Yeah. That ten-inch is maybe one of my top five, top ten records of all time. I still love putting on that record.
It’s funny, at the beginning of this interview, we sort of talked about how a lot of this stuff was about the performance and the moment. But there was very good recorded music, too—experimental hardcore that I think has been missing from the conversation.
At Amoeba, any time I see the Semen Of The Sun seven-inch by Black Dice, it’s there all the time for like $2, sometimes there'll be three copies, and I'll just buy all of them. I have probably ten copies of it. I meet people all the time that are just getting into hardcore and they're listening to maybe more meathead aspects of it. I’ll meet a kid and they're like, I just got into Turnstile or whatever; if I know I'm going to see them again at a show, I try to bring a copy of that seven-inch and I give it to them.

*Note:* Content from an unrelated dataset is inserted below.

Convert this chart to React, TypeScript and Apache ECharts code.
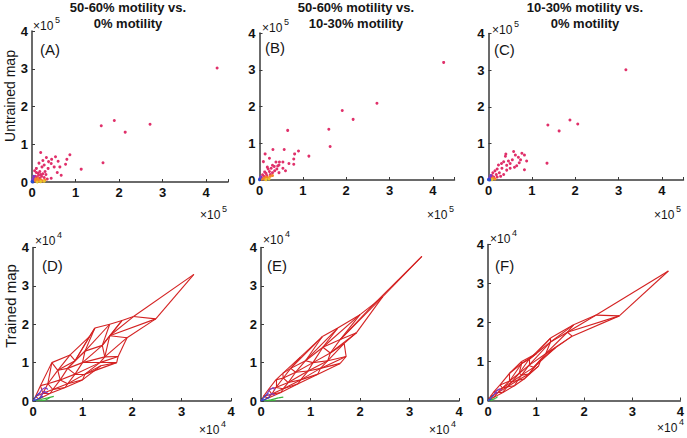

You're like the noise rock messenger to a new generation.
That's putting too much importance on it, but yeah, it's more like I am so enthusiastic about music that if there's something that someone might like, I try to tell them about it. I love when people do the same for me, like Blair from Snõõper is always sending me these completely obscure Bandcamps that like five people know about. I still love the exchange of information. When I was a kid, when I was like 14 or 15 and we'd play out of town, I would bring blank cassette tapes and VHS tapes and if we stayed somewhere where I could dub people's record collections or VHS collections I would dub stuff. That's how I got into early Miranda July stuff. I just think information is important, especially if it's attached to wanting to know more about it rather than being a surface playlist aspect. I'm more engaged with wanting to know the lore of it.